The Palestinian factions have returned from Cairo to celebrate the Muslim feast Eid al-Adha, but are expected to return on Friday when the feast ends to continue negotiations.

Another senior Hamas official, Musa Abu Marzouk, said on Monday that he found it “strange” that Abbas’ Fatah party would insist that Hamas disarm and hand over the control of Gaza to the Palestinian Authority.

Ariel Hermoni/Ministry of Defense

The ceasefire negotiations between Israel and Hamas continue to cause frictions to the already fragile relationship between internal Palestinian factions.

London based Al-Hayat daily newspaper reported on Sunday that Abbas insists that Egyptian efforts prioritize intra-Palestinian reconciliation between his Fatah party and Hamas, ahead of any ceasefire agreement with Israel, which he would eventually seek to play a central role in.

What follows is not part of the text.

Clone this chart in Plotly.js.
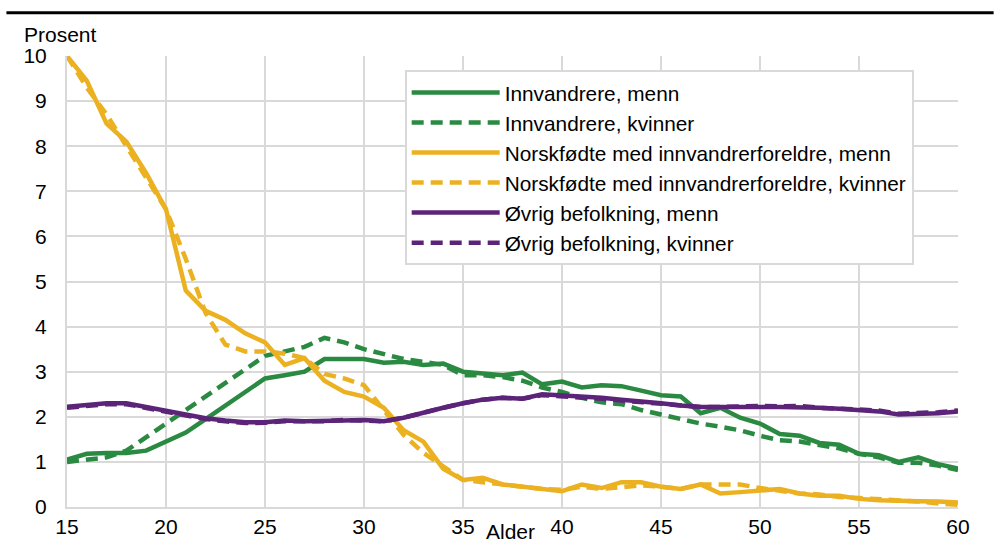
<!DOCTYPE html>
<html>
<head>
<meta charset="utf-8">
<script src="https://cdn.plot.ly/plotly-3.0.1.min.js"></script>
<style>html,body{margin:0;padding:0;background:#fff;}#chart{width:995px;height:543px;}</style>
</head>
<body>
<div id="chart"></div>
<script>
const ages = [];
for (let a = 15; a <= 60; a++) ages.push(a);

const innvMenn = [1.05,1.18,1.2,1.2,1.25,1.45,1.65,1.95,2.25,2.55,2.85,2.92,3.0,3.28,3.27,3.28,3.2,3.22,3.15,3.18,3.0,2.97,2.92,2.98,2.72,2.78,2.65,2.7,2.68,2.58,2.48,2.45,2.08,2.2,1.98,1.85,1.62,1.58,1.42,1.38,1.18,1.15,1.0,1.1,0.95,0.85];
const innvKvinner = [1.0,1.05,1.1,1.25,1.55,1.85,2.15,2.45,2.75,3.05,3.35,3.45,3.55,3.75,3.65,3.5,3.38,3.28,3.22,3.15,2.92,2.92,2.88,2.8,2.65,2.55,2.42,2.32,2.28,2.15,2.05,1.95,1.85,1.78,1.7,1.58,1.48,1.45,1.38,1.3,1.18,1.1,0.98,0.98,0.92,0.82];
const norskMenn = [10.0,9.45,8.5,8.1,7.4,6.6,4.8,4.35,4.15,3.85,3.65,3.15,3.3,2.8,2.55,2.45,2.2,1.7,1.45,0.85,0.6,0.65,0.5,0.45,0.4,0.35,0.5,0.42,0.55,0.55,0.45,0.4,0.5,0.3,0.33,0.37,0.4,0.3,0.25,0.25,0.18,0.15,0.15,0.13,0.12,0.1];
const norskKvinner = [10.0,9.3,8.7,8.0,7.3,6.6,5.5,4.3,3.6,3.45,3.45,3.4,3.3,2.95,2.85,2.7,2.15,1.6,1.2,0.9,0.6,0.55,0.5,0.45,0.4,0.38,0.45,0.4,0.45,0.48,0.45,0.4,0.5,0.5,0.5,0.42,0.35,0.3,0.28,0.22,0.2,0.18,0.15,0.12,0.08,0.05];
const ovrigMenn = [2.22,2.27,2.3,2.3,2.22,2.15,2.05,1.97,1.92,1.88,1.88,1.92,1.9,1.92,1.92,1.93,1.9,1.98,2.1,2.2,2.3,2.38,2.42,2.4,2.5,2.48,2.45,2.42,2.38,2.35,2.3,2.25,2.22,2.22,2.23,2.22,2.22,2.22,2.2,2.18,2.15,2.12,2.05,2.06,2.08,2.12];
const ovrigKvinner = [2.2,2.25,2.28,2.28,2.2,2.12,2.02,1.95,1.9,1.86,1.87,1.9,1.9,1.9,1.93,1.92,1.9,1.98,2.1,2.2,2.3,2.38,2.42,2.4,2.48,2.46,2.43,2.4,2.36,2.32,2.28,2.24,2.22,2.22,2.24,2.24,2.23,2.24,2.2,2.18,2.16,2.14,2.07,2.08,2.1,2.14];

const seriesNames = ["Innvandrere, menn","Innvandrere, kvinner","Norskfødte med innvandrerforeldre, menn","Norskfødte med innvandrerforeldre, kvinner","Øvrig befolkning, menn","Øvrig befolkning, kvinner"];
const seriesData = [innvMenn, innvKvinner, norskMenn, norskKvinner, ovrigMenn, ovrigKvinner];
const colors = ["#2a8a42","#2a8a42","#ebb120","#ebb120","#5c2479","#5c2479"];
const dashes = ["solid","12px,7px","solid","12px,7px","solid","12px,7px"];

const traces = seriesData.map((d,i)=>({
  x: ages, y: d, type:"scatter", mode:"lines", name: seriesNames[i],
  line:{color:colors[i], width:4.5, dash:dashes[i]}
}));

const layout = {
  width:995, height:543,
  margin:{l:67, r:37, t:56, b:36},
  paper_bgcolor:"#fff", plot_bgcolor:"#fff",
  font:{family:"Liberation Sans, Arial, sans-serif", size:21, color:"#000"},
  xaxis:{range:[15,60], tickvals:[15,20,25,30,35,40,45,50,55,60], showgrid:true, gridcolor:"#d9d9d9", gridwidth:2,
    zeroline:false, showline:true, linecolor:"#d9d9d9", linewidth:2, ticks:"", tickfont:{size:21}, ticklabelstandoff:0},
  yaxis:{range:[0,10], dtick:1, showgrid:true, gridcolor:"#d9d9d9", gridwidth:2, zeroline:false,
    showline:true, linecolor:"#d9d9d9", linewidth:2, ticks:"", tickfont:{size:21}, ticklabelstandoff:14},
  legend:{x:0.379, y:0.968, xanchor:"left", yanchor:"top", bgcolor:"#fff", bordercolor:"#d9d9d9", borderwidth:2,
    font:{size:20.8}, tracegroupgap:0, itemwidth:88},
  showlegend:true,
  shapes:[{type:"line", xref:"paper", yref:"paper", x0:-0.068, x1:1.04, y0:1.096, y1:1.096, line:{color:"#000", width:3}}],
  annotations:[
    {text:"Prosent", xref:"paper", yref:"paper", x:-0.051, y:1.018, xanchor:"left", yanchor:"bottom", showarrow:false, font:{size:21}},
    {text:"Alder", xref:"x", yref:"paper", x:37.4, y:-0.025, xanchor:"center", yanchor:"top", showarrow:false, font:{size:21}}
  ]
};

Plotly.newPlot("chart", traces, layout, {displayModeBar:false, staticPlot:true});
</script>
</body>
</html>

Last week, Abbas reportedly declined to meet with Egypt’s intelligence chief General Abbas Kamel who made a flying visit to Israel on Wednesday to continue thrashing out the long-term Israel and Hamas truce.

PLO Secretary-General Saeb Erekat on Monday slammed Hamas for its ceasefire negotiations with Israel.

"Hamas will bear historic responsibility for aborting the Palestinian national project if it signs an agreement with Israel. The Gaza Strip is an integral part of our homeland, and Hamas needs to realize that Israel and the US want to exclude the two million residents of the Gaza Strip (from a future political settlement)," Erekat said.